Image by Joel Mackenzie
Image by Joel Mackenzie

Blatantly branded, non-alcoholic beer a no-no

By Eric Wilkins, Staff Writer

It was a casual poker night at a friend’s place. An opportunity to imbibe some liver-destroying liquids and laugh at the fact that playing such a brainless game was still the most likely way any of us were ever going to make it onto Sportsnet. Conversation was just getting started on how the box the pizza came in was likely more edible than the pizza itself when the last member of our party finally shuffled in. He plunked down a plastic bag and proceeded to pull out his beverage of choice for the evening. It was a curious-looking sixer. I’d never seen the brand before, and was about to inquire as to what it was when it hit me.

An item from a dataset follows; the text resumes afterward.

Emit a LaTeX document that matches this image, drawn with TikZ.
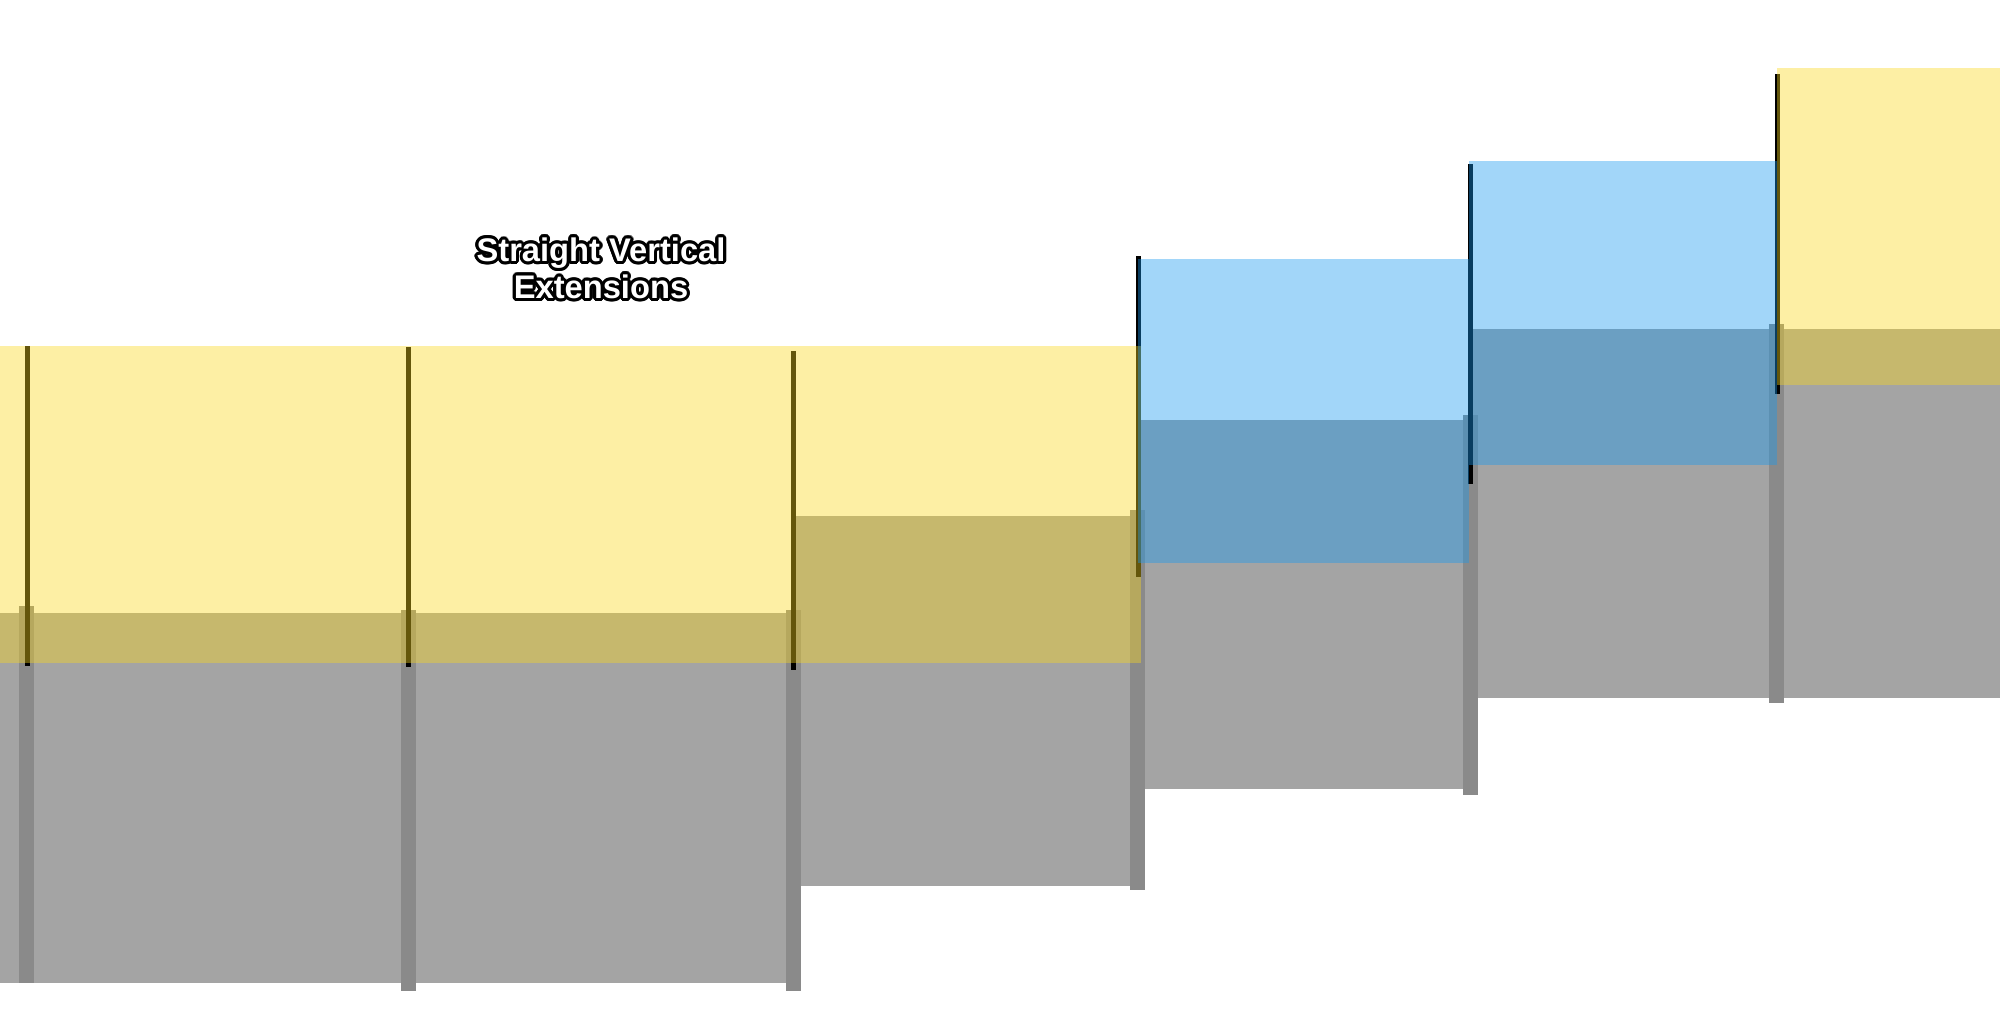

Tilting my increasingly inebriated self sideways, I could clearly read the four letters climbing the side of his cans: MADD. He had brought non-alcoholic beer. After the initial shock and a swallowed cry of horror had passed, the expected ribbing ensued, and then, shortly after—for attention spans are ever so short—we shifted our focus more or less back to the game.

Honestly though, MADD beer? While I know this particular felon chose such a conspicuous non-alcoholic monstrosity on purpose so as to get a reaction out of us, I was completely flabbergasted when I realized that there are people out there who drink that stuff with a straight face. To be clear, I have no issue with people abstaining from alcohol. In fact, I have the utmost respect for those who manage to keep even a drop of that heavenly fluid from passing down their throats. However, is there really a need for people to make such a public proclamation of their alcoholic celibacy? With MADD emblazoned along your can, there isn’t a soul in the world that won’t know of your leanings. It’s similar to your relationship status: if someone asks you, go ahead and tell them, but don’t start snogging in the middle of the street.

If you’re truly curious, feel free to head to http://canstore.maddvirgindrinks.com to have a peek. There’s a whole line of virgin drinks, including wines and cocktails. It’s terrifying. Yes, part of the proceeds do go towards MADD, but that’s not the point.

Non-alcoholic beer is a curious thing in and of itself. Why do people drink it? If it’s just to fit in, then MADD is, as beaten to death above, a poor choice. If it’s because they really can’t drink, but enjoy the taste of beer, I feel intense pity for them. It’s a miserable substitute. Perhaps I just haven’t had a good one yet, or maybe it’s because I know it’s not real beer, but I’ve always found them to be a far cry from their genuine counterparts.

Non-alchies, grab an O’Doul’s or some other type of alcohol-free beer—it’s really not hard to find a decently disguised virgin drink. But please, for the love of god, don’t proudly parade about with your miserable MADD excuse for beer. It’s embarrassing for all of us.